Raised bed veggie garden

I'm so excited about our new raised bed veggie garden. I did a bunch of research and ended up doing it the lazy (or do-what-you-can-with-kids) way. I found a website that recommends six layers of buildup (compost, fertilizer, straw, etc.) in a framed border. It sounded very good. I spent all day yesterday and half of today around town trying to find the right materials and fit them in my Subaru Forester. The green bean seeds we planted a few weeks ago were 6"-9" high already, so I was pretty eager to get them in the ground. After all the effort, I was outside at 8:30pm last night finishing up the garden, buying more top soil and compost today, and completed the project this evening. Then we put the eight green bean seedlings in the ground! I have no idea if it's bad to plant seedlings at 6pm, but I guess we'll see. I ended up with just the frame (pressure treated 2"x8" boards) and lots of top soil and compost. I intended to put down cardboard and wet newspaper, but I ended up putting the garden where a stone patio sort of thing was (the stones are now the border around the garden), so there were no weeds or anything else growing. I was impatient and decided to skip the cardboard/newspaper step. We'll see if that was a good decision or not in a few weeks.
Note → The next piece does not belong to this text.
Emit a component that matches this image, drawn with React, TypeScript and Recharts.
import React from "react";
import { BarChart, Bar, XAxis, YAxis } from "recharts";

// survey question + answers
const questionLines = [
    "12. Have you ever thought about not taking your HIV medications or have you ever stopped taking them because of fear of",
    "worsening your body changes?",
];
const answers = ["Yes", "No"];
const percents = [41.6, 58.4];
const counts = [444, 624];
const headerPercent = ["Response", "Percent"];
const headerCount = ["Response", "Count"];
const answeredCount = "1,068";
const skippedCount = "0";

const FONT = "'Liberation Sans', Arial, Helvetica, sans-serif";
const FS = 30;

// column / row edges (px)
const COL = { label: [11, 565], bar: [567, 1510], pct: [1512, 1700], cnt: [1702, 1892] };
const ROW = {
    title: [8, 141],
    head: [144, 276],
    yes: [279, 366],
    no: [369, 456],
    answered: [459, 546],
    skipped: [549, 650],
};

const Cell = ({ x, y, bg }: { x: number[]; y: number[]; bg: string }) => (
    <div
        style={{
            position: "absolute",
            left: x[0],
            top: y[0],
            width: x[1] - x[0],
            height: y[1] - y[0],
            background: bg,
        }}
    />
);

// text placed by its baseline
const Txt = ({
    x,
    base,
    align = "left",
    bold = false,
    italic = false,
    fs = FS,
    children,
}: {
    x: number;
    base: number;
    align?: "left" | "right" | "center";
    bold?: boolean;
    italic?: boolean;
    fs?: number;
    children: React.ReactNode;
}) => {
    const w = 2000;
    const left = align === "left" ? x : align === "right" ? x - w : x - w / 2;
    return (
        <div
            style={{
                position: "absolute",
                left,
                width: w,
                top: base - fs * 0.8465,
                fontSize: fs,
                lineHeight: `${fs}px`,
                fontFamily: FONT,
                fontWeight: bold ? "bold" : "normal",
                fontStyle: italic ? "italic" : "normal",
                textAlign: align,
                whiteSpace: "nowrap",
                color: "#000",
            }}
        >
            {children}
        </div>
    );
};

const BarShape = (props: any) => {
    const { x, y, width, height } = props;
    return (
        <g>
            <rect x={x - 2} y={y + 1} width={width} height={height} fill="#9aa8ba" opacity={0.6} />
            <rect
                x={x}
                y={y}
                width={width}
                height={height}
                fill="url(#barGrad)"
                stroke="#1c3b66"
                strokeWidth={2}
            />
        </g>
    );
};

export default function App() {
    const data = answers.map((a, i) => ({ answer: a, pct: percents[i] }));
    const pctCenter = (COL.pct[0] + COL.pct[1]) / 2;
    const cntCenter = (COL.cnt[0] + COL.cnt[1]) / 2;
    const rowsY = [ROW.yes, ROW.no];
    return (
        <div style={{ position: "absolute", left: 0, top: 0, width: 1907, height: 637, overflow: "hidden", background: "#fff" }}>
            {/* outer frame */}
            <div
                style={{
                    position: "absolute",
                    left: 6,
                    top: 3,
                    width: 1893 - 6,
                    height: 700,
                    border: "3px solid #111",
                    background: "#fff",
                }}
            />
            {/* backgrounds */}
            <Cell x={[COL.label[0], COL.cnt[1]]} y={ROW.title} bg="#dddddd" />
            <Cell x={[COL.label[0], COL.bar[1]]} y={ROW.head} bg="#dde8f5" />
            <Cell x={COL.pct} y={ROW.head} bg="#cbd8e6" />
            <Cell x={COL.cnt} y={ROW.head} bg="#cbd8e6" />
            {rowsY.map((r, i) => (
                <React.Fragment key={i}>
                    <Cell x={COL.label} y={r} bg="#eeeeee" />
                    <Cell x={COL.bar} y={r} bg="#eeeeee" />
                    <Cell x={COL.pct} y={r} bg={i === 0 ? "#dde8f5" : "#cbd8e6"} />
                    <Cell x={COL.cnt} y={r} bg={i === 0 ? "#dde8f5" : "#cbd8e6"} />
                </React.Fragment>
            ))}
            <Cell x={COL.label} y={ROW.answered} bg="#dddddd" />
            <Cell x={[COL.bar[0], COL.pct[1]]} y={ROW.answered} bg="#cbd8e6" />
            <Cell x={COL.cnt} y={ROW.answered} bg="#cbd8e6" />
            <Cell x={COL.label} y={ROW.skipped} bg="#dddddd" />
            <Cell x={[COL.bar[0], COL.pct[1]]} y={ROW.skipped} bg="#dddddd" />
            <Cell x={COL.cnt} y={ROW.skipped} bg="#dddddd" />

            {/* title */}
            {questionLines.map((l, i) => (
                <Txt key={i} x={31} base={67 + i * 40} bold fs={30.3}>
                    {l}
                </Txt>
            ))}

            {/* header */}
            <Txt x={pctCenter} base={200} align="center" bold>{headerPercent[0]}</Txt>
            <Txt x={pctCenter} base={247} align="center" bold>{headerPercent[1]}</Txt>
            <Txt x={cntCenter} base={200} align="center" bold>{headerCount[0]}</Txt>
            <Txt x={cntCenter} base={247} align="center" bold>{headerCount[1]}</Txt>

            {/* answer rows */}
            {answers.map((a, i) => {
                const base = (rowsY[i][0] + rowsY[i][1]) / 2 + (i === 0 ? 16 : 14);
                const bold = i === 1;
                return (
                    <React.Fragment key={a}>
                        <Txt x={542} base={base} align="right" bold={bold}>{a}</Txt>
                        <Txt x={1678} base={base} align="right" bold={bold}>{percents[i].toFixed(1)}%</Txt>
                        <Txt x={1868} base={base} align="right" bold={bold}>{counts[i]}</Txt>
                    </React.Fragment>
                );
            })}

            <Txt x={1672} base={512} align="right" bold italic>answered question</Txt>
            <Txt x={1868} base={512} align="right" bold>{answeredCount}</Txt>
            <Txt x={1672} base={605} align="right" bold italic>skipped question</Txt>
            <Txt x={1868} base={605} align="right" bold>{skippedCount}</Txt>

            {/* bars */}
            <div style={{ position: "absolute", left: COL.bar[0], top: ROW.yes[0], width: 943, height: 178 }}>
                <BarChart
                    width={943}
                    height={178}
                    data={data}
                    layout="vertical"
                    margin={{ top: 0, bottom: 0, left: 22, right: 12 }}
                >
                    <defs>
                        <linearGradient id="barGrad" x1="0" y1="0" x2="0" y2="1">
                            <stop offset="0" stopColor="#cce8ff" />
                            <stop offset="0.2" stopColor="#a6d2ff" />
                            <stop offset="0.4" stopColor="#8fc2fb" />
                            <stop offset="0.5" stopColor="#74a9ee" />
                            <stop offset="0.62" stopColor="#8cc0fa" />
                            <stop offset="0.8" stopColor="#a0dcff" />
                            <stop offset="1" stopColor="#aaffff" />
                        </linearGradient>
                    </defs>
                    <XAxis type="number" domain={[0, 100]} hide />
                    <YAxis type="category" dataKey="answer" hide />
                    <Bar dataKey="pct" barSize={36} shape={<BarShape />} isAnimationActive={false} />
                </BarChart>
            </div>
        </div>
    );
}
Our green bean seedlings. I'm thinking about putting some seeds directly into the ground too, in case something goes wrong with the seedlings. You can never have too many green beans, right?
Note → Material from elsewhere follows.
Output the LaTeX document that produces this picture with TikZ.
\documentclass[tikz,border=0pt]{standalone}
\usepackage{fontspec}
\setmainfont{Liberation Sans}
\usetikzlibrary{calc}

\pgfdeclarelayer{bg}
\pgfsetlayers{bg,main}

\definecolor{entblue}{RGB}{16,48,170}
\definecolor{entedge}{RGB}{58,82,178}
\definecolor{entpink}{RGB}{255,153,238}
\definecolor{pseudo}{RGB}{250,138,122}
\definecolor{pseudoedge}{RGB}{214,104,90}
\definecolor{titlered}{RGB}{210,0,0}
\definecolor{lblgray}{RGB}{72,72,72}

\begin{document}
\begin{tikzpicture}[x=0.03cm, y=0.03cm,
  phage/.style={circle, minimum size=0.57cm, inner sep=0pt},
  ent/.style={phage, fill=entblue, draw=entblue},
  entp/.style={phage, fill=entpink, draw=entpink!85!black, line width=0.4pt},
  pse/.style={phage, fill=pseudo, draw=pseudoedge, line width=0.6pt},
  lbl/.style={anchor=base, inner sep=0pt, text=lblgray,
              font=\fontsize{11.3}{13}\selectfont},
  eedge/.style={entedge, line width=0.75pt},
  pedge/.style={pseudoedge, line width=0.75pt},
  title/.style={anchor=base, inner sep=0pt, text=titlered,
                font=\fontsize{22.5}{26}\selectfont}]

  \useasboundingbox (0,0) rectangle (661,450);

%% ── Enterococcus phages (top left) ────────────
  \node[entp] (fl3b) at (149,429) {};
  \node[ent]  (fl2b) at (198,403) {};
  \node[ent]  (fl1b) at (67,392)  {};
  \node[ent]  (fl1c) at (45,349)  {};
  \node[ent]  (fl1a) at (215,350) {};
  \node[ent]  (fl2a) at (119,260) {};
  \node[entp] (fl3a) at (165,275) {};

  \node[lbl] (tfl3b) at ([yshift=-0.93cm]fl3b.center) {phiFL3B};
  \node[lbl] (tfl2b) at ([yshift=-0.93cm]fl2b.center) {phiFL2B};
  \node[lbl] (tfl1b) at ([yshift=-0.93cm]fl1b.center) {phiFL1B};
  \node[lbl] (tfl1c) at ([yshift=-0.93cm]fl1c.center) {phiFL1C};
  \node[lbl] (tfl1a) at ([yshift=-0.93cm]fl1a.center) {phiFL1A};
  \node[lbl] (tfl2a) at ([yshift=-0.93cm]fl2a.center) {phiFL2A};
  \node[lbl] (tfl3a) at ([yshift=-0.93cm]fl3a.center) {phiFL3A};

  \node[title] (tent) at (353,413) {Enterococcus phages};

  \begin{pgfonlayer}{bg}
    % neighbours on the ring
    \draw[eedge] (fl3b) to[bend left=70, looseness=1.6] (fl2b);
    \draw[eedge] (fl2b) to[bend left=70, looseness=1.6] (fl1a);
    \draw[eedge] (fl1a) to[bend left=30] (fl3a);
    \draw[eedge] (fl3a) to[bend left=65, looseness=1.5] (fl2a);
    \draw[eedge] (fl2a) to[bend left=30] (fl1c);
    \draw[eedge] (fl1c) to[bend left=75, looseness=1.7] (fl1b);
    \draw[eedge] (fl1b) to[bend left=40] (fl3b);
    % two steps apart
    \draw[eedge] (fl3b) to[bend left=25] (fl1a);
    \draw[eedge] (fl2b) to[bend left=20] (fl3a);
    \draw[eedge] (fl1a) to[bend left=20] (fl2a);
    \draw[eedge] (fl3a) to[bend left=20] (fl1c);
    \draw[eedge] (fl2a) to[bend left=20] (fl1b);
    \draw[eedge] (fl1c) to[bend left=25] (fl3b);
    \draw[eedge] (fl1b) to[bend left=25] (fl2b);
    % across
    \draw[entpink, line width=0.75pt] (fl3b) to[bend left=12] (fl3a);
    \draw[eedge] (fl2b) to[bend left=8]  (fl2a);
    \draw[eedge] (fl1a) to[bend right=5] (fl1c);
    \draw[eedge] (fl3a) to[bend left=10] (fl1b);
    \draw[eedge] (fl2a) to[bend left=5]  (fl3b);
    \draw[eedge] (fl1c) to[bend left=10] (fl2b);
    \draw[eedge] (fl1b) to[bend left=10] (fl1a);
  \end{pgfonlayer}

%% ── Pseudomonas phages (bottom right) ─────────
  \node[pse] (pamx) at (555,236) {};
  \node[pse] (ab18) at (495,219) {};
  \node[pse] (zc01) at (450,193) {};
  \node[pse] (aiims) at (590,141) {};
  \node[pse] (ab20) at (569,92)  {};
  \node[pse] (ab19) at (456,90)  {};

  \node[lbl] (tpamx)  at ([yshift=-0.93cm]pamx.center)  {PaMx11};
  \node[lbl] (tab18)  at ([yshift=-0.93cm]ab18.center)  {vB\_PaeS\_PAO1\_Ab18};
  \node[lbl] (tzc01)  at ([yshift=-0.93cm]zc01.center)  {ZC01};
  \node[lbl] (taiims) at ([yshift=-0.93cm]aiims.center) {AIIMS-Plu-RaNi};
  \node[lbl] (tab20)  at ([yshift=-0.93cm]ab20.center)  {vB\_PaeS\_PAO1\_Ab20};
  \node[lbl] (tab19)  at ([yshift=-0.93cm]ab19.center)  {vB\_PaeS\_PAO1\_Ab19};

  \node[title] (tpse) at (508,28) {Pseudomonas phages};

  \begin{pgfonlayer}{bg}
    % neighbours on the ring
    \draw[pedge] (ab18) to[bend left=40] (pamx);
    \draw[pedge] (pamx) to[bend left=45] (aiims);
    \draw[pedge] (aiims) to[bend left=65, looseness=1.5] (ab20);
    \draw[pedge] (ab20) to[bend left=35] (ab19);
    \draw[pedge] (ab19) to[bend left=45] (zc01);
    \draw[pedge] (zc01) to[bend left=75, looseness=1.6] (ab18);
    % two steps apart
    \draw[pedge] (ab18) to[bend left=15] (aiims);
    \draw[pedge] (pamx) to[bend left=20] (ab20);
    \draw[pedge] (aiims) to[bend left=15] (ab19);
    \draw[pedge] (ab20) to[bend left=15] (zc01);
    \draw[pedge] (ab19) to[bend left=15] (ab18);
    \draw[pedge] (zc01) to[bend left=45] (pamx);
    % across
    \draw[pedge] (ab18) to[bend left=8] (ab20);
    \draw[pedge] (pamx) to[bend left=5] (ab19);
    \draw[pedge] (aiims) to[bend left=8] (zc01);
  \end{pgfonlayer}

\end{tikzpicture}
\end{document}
The finished garden with the green beans in place. I'm going to space the reddish stones evenly around the edge and fill in the rest of the bed with seeds in the near future. Just wanted to get those beans in the ground before they outgrew their little plastic snack cups. :) There's a little tomato plant in the pot in front and flowers in the garden on the left.

1 comment:

Julie said...

I think it was a good decision to skip the cardboard. You don't need it if you're ot trying to kill grass.

That raised bed looks awesome!!! I wish my garden was that pretty.